I read a long time ago that from 148 US combat deaths, during 1991 campaign, 35 was due to friendly fire. Which is almost 24%. Which is staggering.

I don't know if we can ever rule out the possibility of blue on blue casualties from air and artillery, even in the era of GPS, precision guided munitions and laser designation of targets. It just gets too scrambled on the ground when seen from the air and ground/air comms aren't always reliable. Air and artillery have been a tremendous force multiplier and you need to offset friendly fire casualties against what might have happened of air/arty wasn't used.

Air was a huge advantage in Korea and Vietnam where it killed a lot of enemy and saved many lives in spite of friendly fire losses. Adversaries also are quick to adopt the tactic of "hugging the enemy" to minimize separation and confuse ID of forces, and thus avoid damage from air/arty strikes.
 
I don't know if we can ever rule out the possibility of blue on blue casualties from air and artillery, even in the era of GPS, precision guided munitions and laser designation of targets. It just gets too scrambled on the ground when seen from the air and ground/air comms aren't always reliable. Air and artillery have been a tremendous force multiplier and you need to offset friendly fire casualties against what might have happened of air/arty wasn't used.

Air was a huge advantage in Korea and Vietnam where it killed a lot of enemy and saved many lives in spite of friendly fire losses. Adversaries also are quick to adopt the tactic of "hugging the enemy" to minimize separation and confuse ID of forces, and thus avoid damage from air/arty strikes.

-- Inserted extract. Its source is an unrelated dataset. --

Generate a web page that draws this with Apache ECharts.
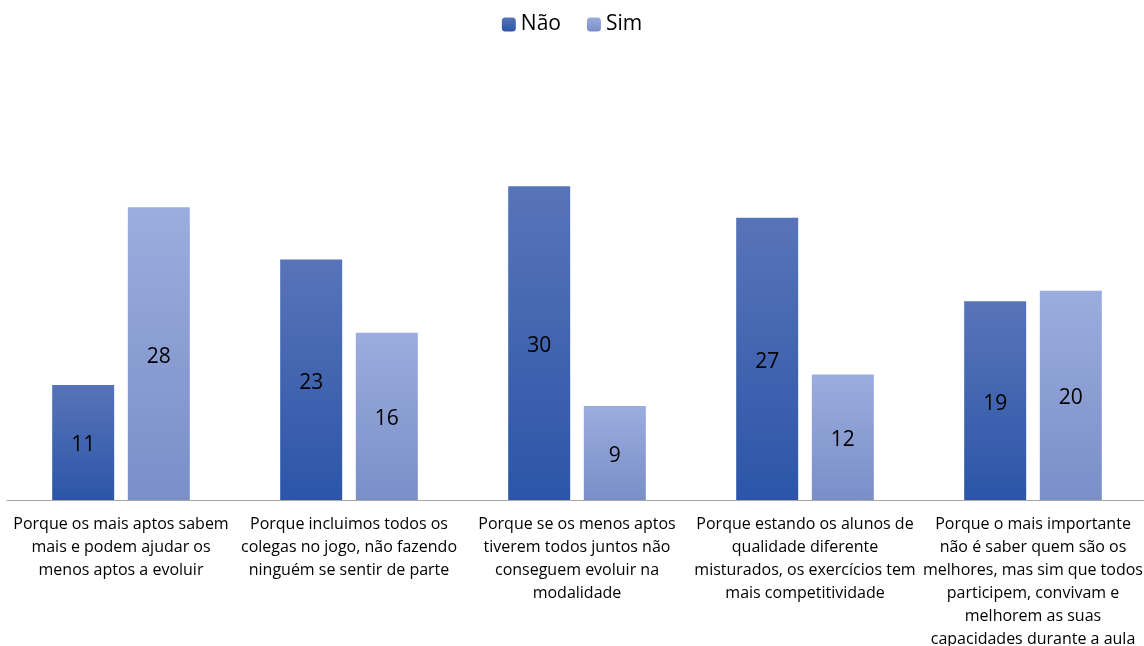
<!DOCTYPE html>
<html>
<head>
<meta charset="utf-8">
<script src="https://cdn.jsdelivr.net/npm/echarts@6/dist/echarts.min.js"></script>
<style>
  html, body { margin: 0; padding: 0; background: #fff; }
  #chart { width: 1144px; height: 646px; }
</style>
</head>
<body>
<div id="chart"></div>
<script>
// categorias (quebras de linha como no original)
const categories = [
  "Porque os mais aptos sabem\nmais e podem ajudar os\nmenos aptos a evoluir",
  "Porque incluimos todos os\ncolegas no jogo, não fazendo\nninguém se sentir de parte",
  "Porque se os menos aptos\ntiverem todos juntos não\nconseguem evoluir na\nmodalidade",
  "Porque estando os alunos de\nqualidade diferente\nmisturados, os exercícios tem\nmais competitividade",
  "Porque o mais importante\nnão é saber quem são os\nmelhores, mas sim que todos\nparticipem, convivam e\nmelhorem as suas\ncapacidades durante a aula"
];
const naoValues = [11, 23, 30, 27, 19];
const simValues = [28, 16, 9, 12, 20];

const fontFamily = "'Open Sans', 'Noto Sans', sans-serif";

function grad(top, bottom) {
  return new echarts.graphic.LinearGradient(0, 0, 0, 1, [
    { offset: 0, color: top },
    { offset: 1, color: bottom }
  ]);
}

const myChart = echarts.init(document.getElementById("chart"));
const option = {
  animation: false,
  textStyle: { fontFamily: fontFamily },
  legend: {
    top: 9,
    left: "center",
    itemWidth: 14,
    itemHeight: 14,
    itemGap: 26,
    textStyle: { fontSize: 21, color: "#000", fontFamily: fontFamily },
    data: ["Não", "Sim"]
  },
  grid: {
    left: 7,
    right: -3,
    top: 134,
    bottom: 146,
    containLabel: false,
    outerBoundsMode: "none"
  },
  xAxis: {
    type: "category",
    data: categories,
    axisLine: { lineStyle: { color: "#a6a6a6", width: 1 } },
    axisTick: { show: false },
    axisLabel: {
      interval: 0,
      color: "#000",
      fontSize: 16,
      lineHeight: 23,
      margin: 13,
      align: "center"
    }
  },
  yAxis: {
    type: "value",
    min: 0,
    max: 35,
    show: false,
    splitLine: { show: false }
  },
  series: [
    {
      name: "Não",
      type: "bar",
      barWidth: 62,
      barGap: "22%",
      itemStyle: { color: grad("#5874b8", "#2c55a8") },
      label: { show: true, position: "inside", offset: [0, 3], fontSize: 21, color: "#000" },
      data: naoValues
    },
    {
      name: "Sim",
      type: "bar",
      barWidth: 62,
      itemStyle: { color: grad("#9badde", "#7a8ec8") },
      label: { show: true, position: "inside", offset: [0, 3], fontSize: 21, color: "#000" },
      data: simValues
    }
  ]
};
myChart.setOption(option);
</script>
</body>
</html>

If you look closely at Desert Storm pictures, you'll see the vehicles had big square panels on them. Those are a simple form of Infra Red Friend or Foe marker. When seen through an IR view but not a night vision image intensifier, the panels are cooler than the rest of the vehicle and show up like the balls on a bulldog. With Image Intensifiers it is a bit more complicated, but if you can see a shape, the brighter parts will show up, mostly in shades of green. If it is too dark to pick up ambient light, you can't see to shoot anyways.
 
If you look closely at Desert Storm pictures, you'll see the vehicles had big square panels on them. Those are a simple form of Infra Red Friend or Foe marker. When seen through an IR view but not a night vision image intensifier, the panels are cooler than the rest of the vehicle and show up like the balls on a bulldog. With Image Intensifiers it is a bit more complicated, but if you can see a shape, the brighter parts will show up, mostly in shades of green. If it is too dark to pick up ambient light, you can't see to shoot anyways.
There are numerous situations where you may not be able to visually observe .... but targets can/will still be engaged. MMG used in protective fire roles as well as indirect speculative fire are just two of them
 
There are numerous situations where you may not be able to visually observe .... but targets can/will still be engaged. MMG used in protective fire roles as well as indirect speculative fire are just two of them

Gotta remember, under these circumstances, every one is stressed, that can affect people adversely . Lots of friendlies shot by jumpy sentries in war time.

Grizz
 
Made for the Chinese in 8mm Mauser?

8mm and other cartridges, as well as the 303Brit were chambered in Bren Guns. The 303 Brit actually came along later. Fine MG but it's very heavy IMHO, which helped make it a stable firing platform.

But you're likely right that those guns were being built for the Chinese.

Bren Guns are still being used today, usually chambered in 7.62 Nato. I don't think any are being issued to first line troops, but police and second line units still use them in countries like India, but they aren't alone.